E[x] = 0 => e[y/x] = 0 ? (division, not cond prob)

I have E[X] = 0.

Does this imply that E[Y/X] = 0, for Y independent of X?

Best regards,

Last edited: Dec 21, 2009
2. Dec 20, 2009

Write out the joint distribution, find the required marginal distribution, and check. (No, you don't need to know the specific forms of the distributions.)

3. Dec 20, 2009

### mathman

If Y is independent of X, then E(Y/X) = E(Y)E(1/X), so you really don't know what the result is unless you have more information about the distributions of X and Y.

4. Dec 20, 2009

Okay, my old eyes may be guilty of misreading the OP.

Does E[Y/X] mean

$$E[\frac Y X]$$

(Y divided by X)

or is it

$$E[Y \mid X]$$

(expected value of Y GIVEN X)?

My response was made under the assumption that a conditional expectation was desired. If that is not the case, I'm not sure any other answer could possibly be more incomplete or incorrect than mine.

5. Dec 21, 2009

### areslagae

I actually mean division.

So, if E[X] = 0, does E[Y/X] = 0 follow, for Y independent of X?

Additionally, I have that X is symmetric.

Intuitively, it seems that this does hold.

E[Y/X] = E[Y] E[1/X] (X and Y are independent)

So, it remains to be shown that, if E[X]=0, and X is symmetric, then E[1/X]=0.

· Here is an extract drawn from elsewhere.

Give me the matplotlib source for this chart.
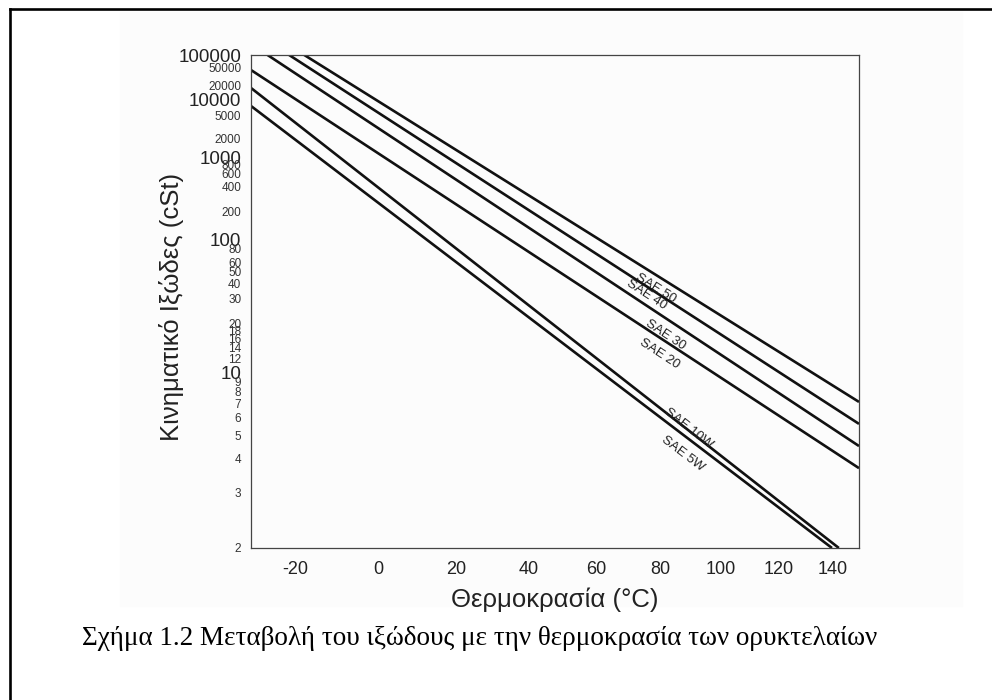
import numpy as np
import matplotlib
matplotlib.use('Agg')
import matplotlib.pyplot as plt
from matplotlib.ticker import FixedLocator, FixedFormatter
from matplotlib.lines import Line2D
from matplotlib.patches import Rectangle

plt.rcParams['font.family'] = ['Liberation Sans', 'DejaVu Sans']

# oil grades, each one is a straight line on the viscosity-temperature chart
grades = ['SAE 5W', 'SAE 10W', 'SAE 20', 'SAE 30', 'SAE 40', 'SAE 50']
t_start = [-30, -30, -30, -26.3, -21.4, -17.9]
v_start = [7600, 17550, 43700, 100000, 100000, 100000]
t_end = [139.7, 142.3, 150, 150, 150, 150]
v_end = [2, 2, 3.68, 4.5, 5.6, 7.09]

# where the grade names sit along their lines
label_temp = [90.3, 88.9, 82.0, 84.0, 76.6, 80.4]
label_off = [-11, 1, -10, -10, -5, -8]

x_ticks = [-20, 0, 20, 40, 60, 80, 100, 120, 140]
y_major = [10, 100, 1000, 10000, 100000]
y_minor = [2, 3, 4, 5, 6, 7, 8, 9, 12, 14, 16, 18, 20, 30, 40, 50, 60, 80,
           200, 400, 600, 800, 2000, 5000, 20000, 50000]


def temp_fwd(t):
    with np.errstate(all='ignore'):
        return np.log10(np.asarray(t, float) + 273.15)


def temp_inv(u):
    with np.errstate(all='ignore'):
        return 10 ** np.asarray(u, float) - 273.15


# Walther / ASTM style viscosity axis
def visc_fwd(v):
    with np.errstate(all='ignore'):
        return np.log10(np.log10(np.asarray(v, float) + 0.7))


def visc_inv(w):
    with np.errstate(all='ignore'):
        return 10 ** (10 ** np.asarray(w, float)) - 0.7


fig = plt.figure(figsize=(9.92, 7), dpi=100)

# scanned page tint + frame of the figure box
fig.patches.append(Rectangle((120 / 992, 1 - 606 / 700), 842 / 992, 594 / 700,
                             transform=fig.transFigure, color='#fcfcfc', zorder=-5))
fig.add_artist(Line2D([10 / 992, 10 / 992], [0, 1 - 9 / 700], color='black', lw=1.9,
                      transform=fig.transFigure))
fig.add_artist(Line2D([10 / 992, 1], [1 - 9 / 700, 1 - 9 / 700], color='black', lw=1.9,
                      transform=fig.transFigure))

ax = fig.add_axes([251 / 992, 152 / 700, 608 / 992, 493 / 700])
ax.set_zorder(3)
ax.set_facecolor('none')
ax.set_xscale('function', functions=(temp_fwd, temp_inv))
ax.set_yscale('function', functions=(visc_fwd, visc_inv))
ax.set_xlim(-30, 150)
ax.set_ylim(2, 100000)

for i in range(len(grades)):
    ax.plot([t_start[i], t_end[i]], [v_start[i], v_end[i]], color='#111111', lw=1.9,
            solid_capstyle='butt')

for i in range(len(grades)):
    p0 = ax.transData.transform((t_start[i], v_start[i]))
    p1 = ax.transData.transform((t_end[i], v_end[i]))
    ang = np.degrees(np.arctan2(p1[1] - p0[1], p1[0] - p0[0]))
    u0, u1 = temp_fwd(t_start[i]), temp_fwd(t_end[i])
    w0, w1 = visc_fwd(v_start[i]), visc_fwd(v_end[i])
    frac = (temp_fwd(label_temp[i]) - u0) / (u1 - u0)
    v_lab = visc_inv(w0 + frac * (w1 - w0))
    a = np.radians(ang)
    off = label_off[i]
    ax.annotate(grades[i], (label_temp[i], v_lab),
                xytext=(-off * np.sin(a), off * np.cos(a)), textcoords='offset points',
                ha='center', va='center', rotation=ang, rotation_mode='anchor',
                fontsize=9.5, color='#222222')

ax.xaxis.set_major_locator(FixedLocator(x_ticks))
ax.xaxis.set_major_formatter(FixedFormatter([str(t) for t in x_ticks]))
ax.xaxis.set_minor_locator(FixedLocator([]))
ax.yaxis.set_major_locator(FixedLocator(y_major))
ax.yaxis.set_major_formatter(FixedFormatter([str(v) for v in y_major]))
ax.yaxis.set_minor_locator(FixedLocator(y_minor))
ax.yaxis.set_minor_formatter(FixedFormatter([str(v) for v in y_minor]))

ax.tick_params(axis='x', which='both', length=0, pad=9, labelsize=13, labelcolor='#222222')
ax.tick_params(axis='y', which='major', length=0, pad=7, labelsize=13.5, labelcolor='#222222')
ax.tick_params(axis='y', which='minor', length=0, pad=7, labelsize=8.5, labelcolor='#333333')

for s in ax.spines.values():
    s.set_color('#444444')
    s.set_linewidth(0.9)

fig.text(555 / 992, 1 - 600 / 700, 'Θερμοκρασία (°C)', ha='center', va='center',
         fontsize=18.5, color='#222222')
fig.text(172 / 992, 1 - 307 / 700, 'Κινηματικό Ιξώδες (cSt)', ha='center', va='center',
         rotation=90, fontsize=18.5, color='#222222')

fig.text(82 / 992, 55 / 700,
         'Σχήμα 1.2 Μεταβολή του ιξώδους με την θερμοκρασία των ορυκτελαίων',
         ha='left', va='baseline', fontsize=19.5, family=['Liberation Serif', 'DejaVu Serif'],
         color='black')

fig.savefig('out.png', dpi=100)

Is this trivial? Since the PDF of X is symmetric around 0, the PDF of 1/X will be symmetric around zero. Is this argument correct?

Last edited: Dec 21, 2009
6. Dec 21, 2009

### mathman

If you exclude an interval around 0 for possible values of X, then the symmetry will work. However if 0 is a possible value for X, E(1/X) may not exist.